The Financial Planning Standards Council (FPSC) and the Institut québécois de planification financière (IQPF) have released a new version of their projection assumption guidelines, which aim to provide financial planners with independent return projections for various asset classes to be used in long-term financial planning.
The re-released 2016 guidelines (which took effect June 30, 2016) clarify that these projections are designed to be used in long-term financial planning efforts (at least 10 years). The guidelines also include new insight into the sources used to develop the projections, along with some historical data.
For example, the guidelines spell out that the projected 4.9% annual return for Canadian equities is based on an average of the assumptions used by the Canada Pension Plan, Quebec Pension Plan, an annual Willis Towers Watson survey of portfolio managers and the 50-year historical average of the S&P/TSX composite index — minus a 0.5% margin of safety to adjust for the variability in long-run returns.

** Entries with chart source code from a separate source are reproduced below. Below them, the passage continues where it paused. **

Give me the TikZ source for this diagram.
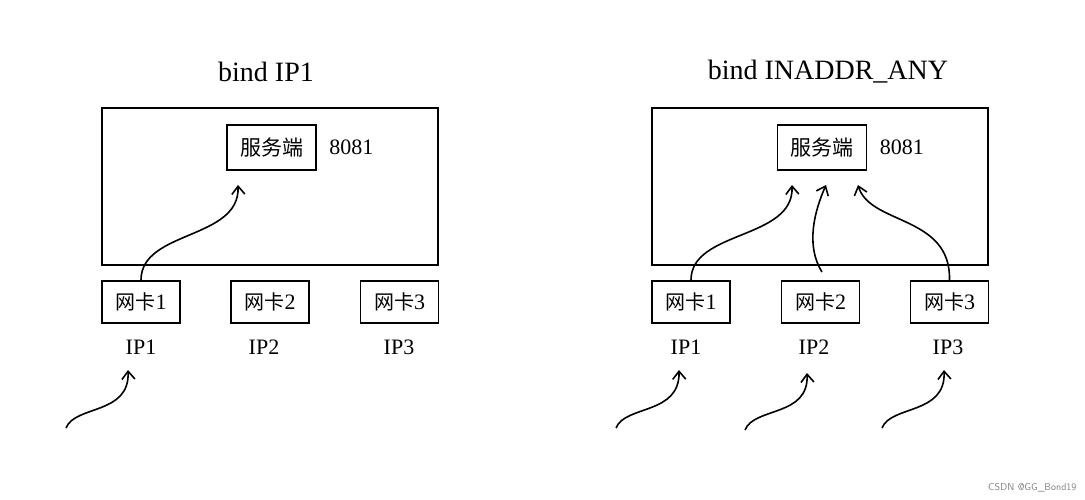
\documentclass[tikz,border=0pt]{standalone}
\usepackage{fontspec}
\setmainfont{Liberation Serif}
\newfontfamily\cjk{Noto Sans CJK SC}
\usetikzlibrary{arrows.meta,positioning}
\tikzset{
  box/.style={rectangle,draw,line width=1.8pt,inner sep=0pt},
  nic/.style={box,minimum width=78pt,minimum height=42pt,font=\fontsize{22}{22}\selectfont},
  lbl/.style={font=\fontsize{22}{22}\selectfont},
  flow/.style={line width=1.6pt,-{Straight Barb[length=8pt,width=13pt]}},
}
\begin{document}
\begin{tikzpicture}[x=1pt,y=-1pt]
\useasboundingbox (0,0) rectangle (1085,500);

% left: bind IP1
\node[font=\fontsize{28}{28}\selectfont] (t1) at (266,72) {bind IP1};
\node[box,minimum width=336pt,minimum height=157pt] (host1) at (270,186.5) {};
\node[box,minimum width=89pt,minimum height=45pt,font=\cjk\fontsize{21}{21}\selectfont] (srv1) at (271.5,147.5) {服务端};
\node[lbl,right=9pt of srv1] (port1) {8081};
\node[nic] (n11) at (141,302) {{\cjk\fontsize{20}{20}\selectfont 网卡}1};
\node[nic] (n12) at (270,302) {{\cjk\fontsize{20}{20}\selectfont 网卡}2};
\node[nic] (n13) at (399.5,302) {{\cjk\fontsize{20}{20}\selectfont 网卡}3};
\node[lbl] (ip11) at (141,347) {IP1};
\node[lbl] (ip12) at (264,347) {IP2};
\node[lbl] (ip13) at (399,347) {IP3};
\coordinate (in11) at (66,428);
\coordinate (tip11) at (128,370);

\draw[flow] (n11.north) .. controls (141,230) and (240,240) .. (238,185);
\draw[flow] (in11) .. controls (75,405) and (130,415) .. (tip11);

% right: bind INADDR_ANY
\node[font=\fontsize{28}{28}\selectfont] (t2) at (828,72) {bind INADDR\_ANY};
\node[box,minimum width=336pt,minimum height=157pt] (host2) at (820,186.5) {};
\node[box,minimum width=89pt,minimum height=45pt,font=\cjk\fontsize{21}{21}\selectfont] (srv2) at (822,147.5) {服务端};
\node[lbl,right=9pt of srv2] (port2) {8081};
\node[nic] (n21) at (691,302) {{\cjk\fontsize{20}{20}\selectfont 网卡}1};
\node[nic] (n22) at (820.5,302) {{\cjk\fontsize{20}{20}\selectfont 网卡}2};
\node[nic] (n23) at (949.5,302) {{\cjk\fontsize{20}{20}\selectfont 网卡}3};
\node[lbl] (ip21) at (686,347) {IP1};
\node[lbl] (ip22) at (814,347) {IP2};
\node[lbl] (ip23) at (948,347) {IP3};
\coordinate (src22) at (822,272);
\coordinate (in21) at (616,428);
\coordinate (in22) at (745,430);
\coordinate (in23) at (882,428);
\coordinate (tip21) at (679,370);
\coordinate (tip22) at (807,373);
\coordinate (tip23) at (944,370);

\draw[flow] (n21.north) .. controls (691,230) and (794,240) .. (792,185);
\draw[flow] (src22) .. controls (805,245) and (815,210) .. (826,185);
\draw[flow] (n23.north) .. controls (951,215) and (870,225) .. (858,185);
\draw[flow] (in21) .. controls (625,405) and (680,415) .. (tip21);
\draw[flow] (in22) .. controls (754,407) and (809,417) .. (tip22);
\draw[flow] (in23) .. controls (891,405) and (946,415) .. (tip23);

\node[font=\sffamily\fontsize{10}{10}\selectfont,text=gray,anchor=east] (mark) at (1080,488) {CSDN @GG\_Bond19};
\end{tikzpicture}
\end{document}
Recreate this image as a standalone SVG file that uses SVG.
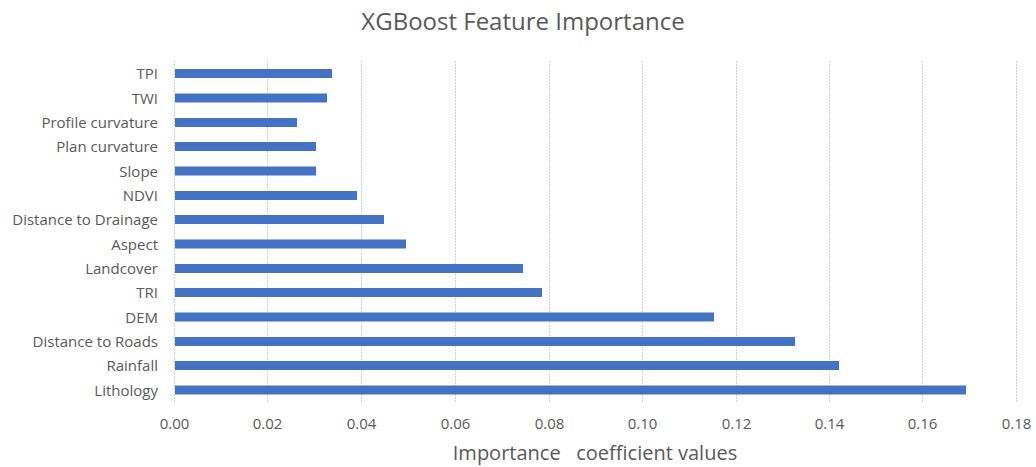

A committee of actuaries and financial planners develop the guidelines and design them for financial planners to use in order to promote trust and confidence in the assumptions used in their planning work.
“The Projection Assumption Guidelines aid financial planners in developing financial projections that are credible and objective to best help clients in meeting their important life goals,” says William Jack, a member of the FPSC’s standards panel, in a statement. “The addition of the Addendum will help ensure the Guidelines are understood and readily adopted by financial planners across the country.”